%%

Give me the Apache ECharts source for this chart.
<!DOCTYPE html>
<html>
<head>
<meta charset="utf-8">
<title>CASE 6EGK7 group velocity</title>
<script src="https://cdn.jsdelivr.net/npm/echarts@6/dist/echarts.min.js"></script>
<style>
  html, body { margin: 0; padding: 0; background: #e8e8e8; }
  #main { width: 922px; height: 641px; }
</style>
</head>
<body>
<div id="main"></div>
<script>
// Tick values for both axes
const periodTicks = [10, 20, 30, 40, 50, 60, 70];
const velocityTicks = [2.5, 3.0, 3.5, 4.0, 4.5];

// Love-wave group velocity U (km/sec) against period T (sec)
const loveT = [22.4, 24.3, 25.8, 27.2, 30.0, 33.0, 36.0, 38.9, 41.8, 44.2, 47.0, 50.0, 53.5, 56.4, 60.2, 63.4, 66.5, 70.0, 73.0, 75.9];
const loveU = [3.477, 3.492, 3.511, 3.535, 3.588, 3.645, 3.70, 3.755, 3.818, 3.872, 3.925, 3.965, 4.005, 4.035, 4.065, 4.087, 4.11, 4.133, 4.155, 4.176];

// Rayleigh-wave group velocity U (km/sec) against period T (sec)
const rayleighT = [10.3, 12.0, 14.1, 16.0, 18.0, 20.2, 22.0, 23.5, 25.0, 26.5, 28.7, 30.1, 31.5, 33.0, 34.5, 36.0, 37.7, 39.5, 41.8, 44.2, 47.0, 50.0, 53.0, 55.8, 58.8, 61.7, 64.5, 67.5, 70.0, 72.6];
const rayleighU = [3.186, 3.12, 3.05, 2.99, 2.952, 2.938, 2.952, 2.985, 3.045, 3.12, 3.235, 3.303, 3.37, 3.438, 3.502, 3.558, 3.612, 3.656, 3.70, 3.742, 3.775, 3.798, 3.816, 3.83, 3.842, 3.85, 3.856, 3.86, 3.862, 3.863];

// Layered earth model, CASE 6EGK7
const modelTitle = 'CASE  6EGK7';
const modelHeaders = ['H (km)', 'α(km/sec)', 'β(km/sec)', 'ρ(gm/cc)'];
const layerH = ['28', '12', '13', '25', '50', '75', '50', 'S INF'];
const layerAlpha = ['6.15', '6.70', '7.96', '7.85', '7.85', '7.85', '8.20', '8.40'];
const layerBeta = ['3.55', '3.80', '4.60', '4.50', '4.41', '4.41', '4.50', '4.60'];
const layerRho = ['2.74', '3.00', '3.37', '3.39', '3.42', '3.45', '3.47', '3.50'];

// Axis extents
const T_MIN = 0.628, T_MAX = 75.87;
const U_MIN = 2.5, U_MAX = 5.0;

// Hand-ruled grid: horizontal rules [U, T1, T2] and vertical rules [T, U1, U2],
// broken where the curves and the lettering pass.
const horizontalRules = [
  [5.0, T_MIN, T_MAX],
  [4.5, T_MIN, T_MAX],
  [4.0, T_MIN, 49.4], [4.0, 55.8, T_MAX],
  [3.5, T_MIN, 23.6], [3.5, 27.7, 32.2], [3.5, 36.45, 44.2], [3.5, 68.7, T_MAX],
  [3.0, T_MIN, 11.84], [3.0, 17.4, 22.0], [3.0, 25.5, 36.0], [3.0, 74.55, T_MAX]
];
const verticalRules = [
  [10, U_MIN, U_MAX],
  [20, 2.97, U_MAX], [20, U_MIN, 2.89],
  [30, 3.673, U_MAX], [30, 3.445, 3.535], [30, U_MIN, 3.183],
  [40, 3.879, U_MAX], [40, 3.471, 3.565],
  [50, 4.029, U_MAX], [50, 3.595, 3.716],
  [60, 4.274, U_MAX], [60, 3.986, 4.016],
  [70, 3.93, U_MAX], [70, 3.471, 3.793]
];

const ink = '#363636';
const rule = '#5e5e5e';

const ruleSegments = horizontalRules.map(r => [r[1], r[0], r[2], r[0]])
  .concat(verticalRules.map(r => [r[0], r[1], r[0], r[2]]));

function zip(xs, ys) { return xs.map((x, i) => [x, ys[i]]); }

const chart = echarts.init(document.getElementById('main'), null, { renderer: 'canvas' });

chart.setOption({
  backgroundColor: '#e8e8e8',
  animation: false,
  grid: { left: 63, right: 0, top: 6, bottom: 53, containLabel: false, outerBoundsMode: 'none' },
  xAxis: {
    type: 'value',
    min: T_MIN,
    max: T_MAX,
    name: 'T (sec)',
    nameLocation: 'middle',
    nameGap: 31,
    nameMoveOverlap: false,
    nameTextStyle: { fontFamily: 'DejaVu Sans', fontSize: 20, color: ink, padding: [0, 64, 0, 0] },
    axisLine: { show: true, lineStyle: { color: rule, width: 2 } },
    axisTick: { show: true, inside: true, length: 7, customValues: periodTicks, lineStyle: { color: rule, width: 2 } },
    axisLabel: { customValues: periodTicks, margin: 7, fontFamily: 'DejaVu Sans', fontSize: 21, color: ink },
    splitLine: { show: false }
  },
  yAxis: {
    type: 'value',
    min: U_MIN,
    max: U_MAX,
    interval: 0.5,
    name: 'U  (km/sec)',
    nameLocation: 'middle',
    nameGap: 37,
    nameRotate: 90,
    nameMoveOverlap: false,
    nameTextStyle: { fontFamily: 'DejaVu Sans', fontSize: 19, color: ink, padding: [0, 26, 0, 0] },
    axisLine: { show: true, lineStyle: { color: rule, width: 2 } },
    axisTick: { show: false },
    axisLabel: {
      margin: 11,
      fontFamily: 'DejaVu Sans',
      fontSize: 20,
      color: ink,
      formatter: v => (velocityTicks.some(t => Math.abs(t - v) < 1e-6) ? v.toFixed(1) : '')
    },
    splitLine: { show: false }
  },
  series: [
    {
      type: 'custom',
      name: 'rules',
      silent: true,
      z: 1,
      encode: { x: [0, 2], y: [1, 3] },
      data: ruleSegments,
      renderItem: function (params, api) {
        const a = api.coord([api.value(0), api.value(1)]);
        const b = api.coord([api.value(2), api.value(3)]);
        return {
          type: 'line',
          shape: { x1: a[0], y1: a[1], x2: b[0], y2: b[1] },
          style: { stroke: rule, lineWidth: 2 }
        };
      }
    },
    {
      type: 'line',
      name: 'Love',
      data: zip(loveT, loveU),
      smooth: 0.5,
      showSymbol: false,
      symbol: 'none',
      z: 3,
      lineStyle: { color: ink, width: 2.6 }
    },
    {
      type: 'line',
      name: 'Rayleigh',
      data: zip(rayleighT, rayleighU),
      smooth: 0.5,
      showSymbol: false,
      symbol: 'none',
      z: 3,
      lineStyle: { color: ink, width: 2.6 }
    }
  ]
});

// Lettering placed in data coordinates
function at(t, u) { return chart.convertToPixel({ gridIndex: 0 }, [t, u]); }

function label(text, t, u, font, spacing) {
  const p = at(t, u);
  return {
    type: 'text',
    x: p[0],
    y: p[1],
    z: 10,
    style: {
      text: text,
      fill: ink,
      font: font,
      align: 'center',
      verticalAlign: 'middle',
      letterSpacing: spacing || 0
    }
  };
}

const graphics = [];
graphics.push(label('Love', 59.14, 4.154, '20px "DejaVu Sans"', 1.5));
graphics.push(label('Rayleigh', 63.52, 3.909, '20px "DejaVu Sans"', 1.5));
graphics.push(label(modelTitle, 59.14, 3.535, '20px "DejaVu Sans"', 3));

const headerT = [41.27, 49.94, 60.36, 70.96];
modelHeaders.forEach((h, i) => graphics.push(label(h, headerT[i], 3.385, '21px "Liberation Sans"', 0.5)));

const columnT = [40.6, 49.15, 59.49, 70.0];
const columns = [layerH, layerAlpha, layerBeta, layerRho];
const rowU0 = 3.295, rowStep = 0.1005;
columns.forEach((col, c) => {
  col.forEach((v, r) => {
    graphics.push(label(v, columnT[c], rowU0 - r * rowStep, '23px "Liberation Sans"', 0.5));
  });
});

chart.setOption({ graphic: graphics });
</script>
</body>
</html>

%%

#### AIM:
Print, unaltered, every line from the beginning of the material down to the line with "4.133, 4.155, 4.176];".

#### THE OUTPUT:
Give me the Apache ECharts source for this chart.
<!DOCTYPE html>
<html>
<head>
<meta charset="utf-8">
<title>CASE 6EGK7 group velocity</title>
<script src="https://cdn.jsdelivr.net/npm/echarts@6/dist/echarts.min.js"></script>
<style>
  html, body { margin: 0; padding: 0; background: #e8e8e8; }
  #main { width: 922px; height: 641px; }
</style>
</head>
<body>
<div id="main"></div>
<script>
// Tick values for both axes
const periodTicks = [10, 20, 30, 40, 50, 60, 70];
const velocityTicks = [2.5, 3.0, 3.5, 4.0, 4.5];

// Love-wave group velocity U (km/sec) against period T (sec)
const loveT = [22.4, 24.3, 25.8, 27.2, 30.0, 33.0, 36.0, 38.9, 41.8, 44.2, 47.0, 50.0, 53.5, 56.4, 60.2, 63.4, 66.5, 70.0, 73.0, 75.9];
const loveU = [3.477, 3.492, 3.511, 3.535, 3.588, 3.645, 3.70, 3.755, 3.818, 3.872, 3.925, 3.965, 4.005, 4.035, 4.065, 4.087, 4.11, 4.133, 4.155, 4.176];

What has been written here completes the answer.